Video: Oxfam climate change election debate

Press Release – Oxfam NZ

Candidates from the National, Labour and Green Parties spoke to an audience in Auckland last week, outlining their parties’ plans to meet the challenge of climate change. The debate ranged from whether New Zealand can become carbon-free to the likelihood …

Candidates from the National, Labour and Green Parties spoke to an audience in Auckland last week, outlining their parties’ plans to meet the challenge of climate change. The debate ranged from whether New Zealand can become carbon-free to the likelihood of a cross-party agreement on long-term issues that last more than an election cycle, and from the effect of investing in roads to the question of bringing agriculture into the Emissions Trading Scheme (ETS).

For the National Party, Hon Dr Nick Smith stressed a practical approach, balancing environmental with economic needs. He touted the successes of the ETS and explained the recent decision to indefinitely delay bringing agriculture into the scheme, stating the technology to do so practically does not yet exist. As for roads, Smith favoured a “fit for purpose” approach – investment in public transport where cost effective, but not where more roads were deemed the more practical option, such as in rural areas.

David Parker said Labour’s approach would be to bring agriculture under the ETS as of January 2013 and use revenues to fund a 12.5 per cent R&D tax credit. As well, the party supports renewable energy sources, vehicle fuel efficiency ratings similar to those that exist already for home appliances, and re-allocation of the bulk of funding for the Puhoi-Wellsford “Holiday Highway” to an Auckland rail link.

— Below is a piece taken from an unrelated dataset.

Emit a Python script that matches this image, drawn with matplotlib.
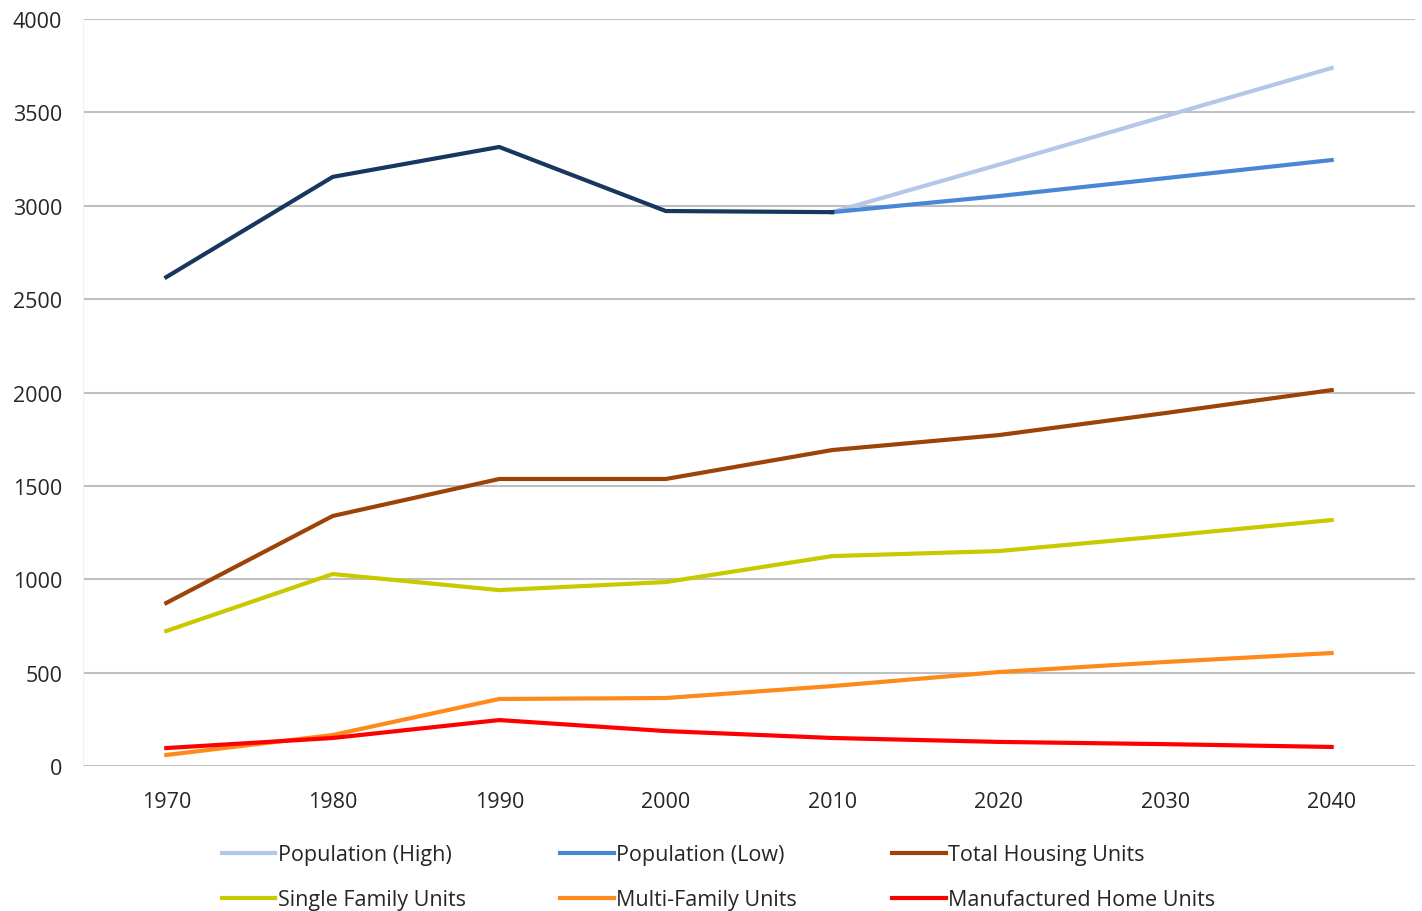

Dr Kennedy Graham outlined Green Party policy, which includes climate finance provisions and a plan for reducing domestic emissions by 36 million tonnes. The Party is aiming for a fossil fuel-free economy by 2050, similar to Denmark. Graham also spoke of plans to introduce vehicle fuel efficiency standards, reducing the carbon emission per kilometre from the current average of 210g to 110g by 2019, resulting in significant carbon reductions. The Green Party also supports taking away funding from road projects to reapply elsewhere – in this case to help realise the creation of 100,000 green jobs.